• [Provided data]
-=-=-=-=-

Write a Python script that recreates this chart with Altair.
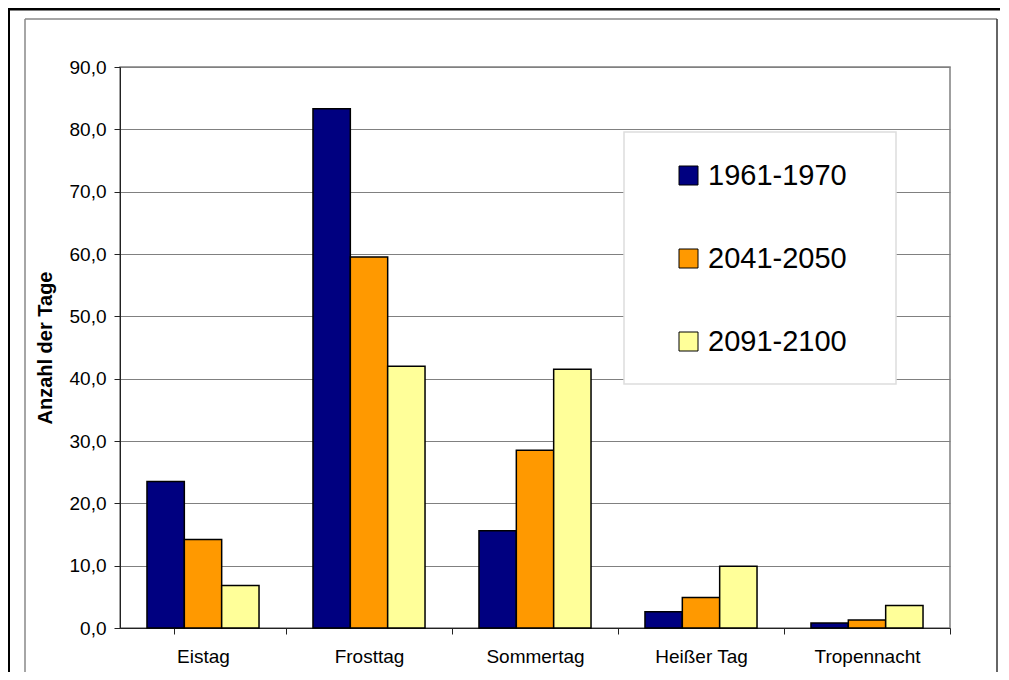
import altair as alt
import pandas as pd

categories = ["Eistag", "Frosttag", "Sommertag", "Heißer Tag", "Tropennacht"]
periods = ["1961-1970", "2041-2050", "2091-2100"]
v1961 = [23.5, 83.3, 15.6, 2.6, 0.8]
v2041 = [14.2, 59.5, 28.5, 4.9, 1.3]
v2091 = [6.8, 42.0, 41.5, 9.9, 3.6]
colors = ["#000080", "#FF9900", "#FFFF99"]
y_ticks = [0, 10, 20, 30, 40, 50, 60, 70, 80, 90]

rows = []
for series, vals in zip(periods, [v1961, v2041, v2091]):
    for c, v in zip(categories, vals):
        rows.append({"Kategorie": c, "Zeitraum": series, "Tage": v})
df = pd.DataFrame(rows)

FONT = "Liberation Sans"
one = alt.Data(values=[{}])

bars = alt.Chart(df).mark_bar(stroke="black", strokeWidth=1.5).encode(
    x=alt.X("Kategorie:N", sort=categories,
            scale=alt.Scale(paddingInner=0.325, paddingOuter=0.1625),
            axis=alt.Axis(title=None, labelAngle=0, labelFontSize=19, labelFont=FONT,
                          labelColor="black", labelPadding=13, tickSize=6,
                          tickColor="#222", domainColor="#222",
                          bandPosition=1, tickExtra=True, tickOffset=27,
                          labelOffset=-27, grid=False)),
    xOffset=alt.XOffset("Zeitraum:N", sort=periods, scale=alt.Scale(paddingInner=0, paddingOuter=0)),
    y=alt.Y("Tage:Q", scale=alt.Scale(domain=[0, 90], nice=False),
            axis=alt.Axis(title="Anzahl der Tage", values=y_ticks,
                          labelExpr="replace(format(datum.value, '.1f'), '.', ',')",
                          labelFontSize=19, labelFont=FONT, labelColor="black",
                          labelPadding=8, tickSize=6, tickColor="#222",
                          domainColor="#222", gridColor="#808080", gridWidth=1,
                          titleFont=FONT, titleFontSize=20, titleFontWeight="bold",
                          titleColor="black", titlePadding=14)),
    color=alt.Color("Zeitraum:N", sort=periods,
                    scale=alt.Scale(domain=periods, range=colors),
                    legend=alt.Legend(title=None, orient="none", legendX=554, legendY=94,
                                      padding=0, symbolType="square", symbolSize=361,
                                      symbolStrokeColor="black", symbolStrokeWidth=1,
                                      labelFontSize=29, labelFont=FONT, labelColor="black",
                                      rowPadding=53, labelOffset=5)),
)

legend_box = alt.Chart(one).mark_rect(fill="white", stroke="#dddddd", strokeWidth=1.5).encode(
    x=alt.value(504), x2=alt.value(776), y=alt.value(65), y2=alt.value(317))

frame_outer_left = alt.Chart(one).mark_rule(color="black", strokeWidth=4).encode(
    x=alt.value(-112), y=alt.value(-59), y2=alt.value(700))
frame_outer_top = alt.Chart(one).mark_rule(color="black", strokeWidth=5).encode(
    x=alt.value(-112), x2=alt.value(950), y=alt.value(-59))
frame_inner_left = alt.Chart(one).mark_rule(color="#888888", strokeWidth=1.5).encode(
    x=alt.value(-95), y=alt.value(-48), y2=alt.value(700))
frame_inner_top = alt.Chart(one).mark_rule(color="#888888", strokeWidth=1.5).encode(
    x=alt.value(-95), x2=alt.value(877), y=alt.value(-48))
frame_inner_right = alt.Chart(one).mark_rule(color="#333333", strokeWidth=1.5).encode(
    x=alt.value(877), y=alt.value(-48), y2=alt.value(700))

chart = alt.layer(
    bars, legend_box, frame_outer_left, frame_outer_top,
    frame_inner_left, frame_inner_top, frame_inner_right
).properties(
    width=830, height=561,
    autosize=alt.AutoSizeParams(type="none"),
    padding={"left": 112, "top": 59, "right": 50, "bottom": 44},
    background="white",
).configure_view(
    stroke="#808080", strokeWidth=1.5
)

chart.save("out.html", embed_options={"renderer": "svg", "actions": False})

-=-=-=-=-

• [What is asked] Reproduce each line exactly, please, except for any pictures.

• [Exercise answer]
Write a Python script that recreates this chart with Altair.
import altair as alt
import pandas as pd

categories = ["Eistag", "Frosttag", "Sommertag", "Heißer Tag", "Tropennacht"]
periods = ["1961-1970", "2041-2050", "2091-2100"]
v1961 = [23.5, 83.3, 15.6, 2.6, 0.8]
v2041 = [14.2, 59.5, 28.5, 4.9, 1.3]
v2091 = [6.8, 42.0, 41.5, 9.9, 3.6]
colors = ["#000080", "#FF9900", "#FFFF99"]
y_ticks = [0, 10, 20, 30, 40, 50, 60, 70, 80, 90]

rows = []
for series, vals in zip(periods, [v1961, v2041, v2091]):
    for c, v in zip(categories, vals):
        rows.append({"Kategorie": c, "Zeitraum": series, "Tage": v})
df = pd.DataFrame(rows)

FONT = "Liberation Sans"
one = alt.Data(values=[{}])

bars = alt.Chart(df).mark_bar(stroke="black", strokeWidth=1.5).encode(
    x=alt.X("Kategorie:N", sort=categories,
            scale=alt.Scale(paddingInner=0.325, paddingOuter=0.1625),
            axis=alt.Axis(title=None, labelAngle=0, labelFontSize=19, labelFont=FONT,
                          labelColor="black", labelPadding=13, tickSize=6,
                          tickColor="#222", domainColor="#222",
                          bandPosition=1, tickExtra=True, tickOffset=27,
                          labelOffset=-27, grid=False)),
    xOffset=alt.XOffset("Zeitraum:N", sort=periods, scale=alt.Scale(paddingInner=0, paddingOuter=0)),
    y=alt.Y("Tage:Q", scale=alt.Scale(domain=[0, 90], nice=False),
            axis=alt.Axis(title="Anzahl der Tage", values=y_ticks,
                          labelExpr="replace(format(datum.value, '.1f'), '.', ',')",
                          labelFontSize=19, labelFont=FONT, labelColor="black",
                          labelPadding=8, tickSize=6, tickColor="#222",
                          domainColor="#222", gridColor="#808080", gridWidth=1,
                          titleFont=FONT, titleFontSize=20, titleFontWeight="bold",
                          titleColor="black", titlePadding=14)),
    color=alt.Color("Zeitraum:N", sort=periods,
                    scale=alt.Scale(domain=periods, range=colors),
                    legend=alt.Legend(title=None, orient="none", legendX=554, legendY=94,
                                      padding=0, symbolType="square", symbolSize=361,
                                      symbolStrokeColor="black", symbolStrokeWidth=1,
                                      labelFontSize=29, labelFont=FONT, labelColor="black",
                                      rowPadding=53, labelOffset=5)),
)

legend_box = alt.Chart(one).mark_rect(fill="white", stroke="#dddddd", strokeWidth=1.5).encode(
    x=alt.value(504), x2=alt.value(776), y=alt.value(65), y2=alt.value(317))

frame_outer_left = alt.Chart(one).mark_rule(color="black", strokeWidth=4).encode(
    x=alt.value(-112), y=alt.value(-59), y2=alt.value(700))
frame_outer_top = alt.Chart(one).mark_rule(color="black", strokeWidth=5).encode(
    x=alt.value(-112), x2=alt.value(950), y=alt.value(-59))
frame_inner_left = alt.Chart(one).mark_rule(color="#888888", strokeWidth=1.5).encode(
    x=alt.value(-95), y=alt.value(-48), y2=alt.value(700))
frame_inner_top = alt.Chart(one).mark_rule(color="#888888", strokeWidth=1.5).encode(
    x=alt.value(-95), x2=alt.value(877), y=alt.value(-48))
frame_inner_right = alt.Chart(one).mark_rule(color="#333333", strokeWidth=1.5).encode(
    x=alt.value(877), y=alt.value(-48), y2=alt.value(700))

chart = alt.layer(
    bars, legend_box, frame_outer_left, frame_outer_top,
    frame_inner_left, frame_inner_top, frame_inner_right
).properties(
    width=830, height=561,
    autosize=alt.AutoSizeParams(type="none"),
    padding={"left": 112, "top": 59, "right": 50, "bottom": 44},
    background="white",
).configure_view(
    stroke="#808080", strokeWidth=1.5
)

chart.save("out.html", embed_options={"renderer": "svg", "actions": False})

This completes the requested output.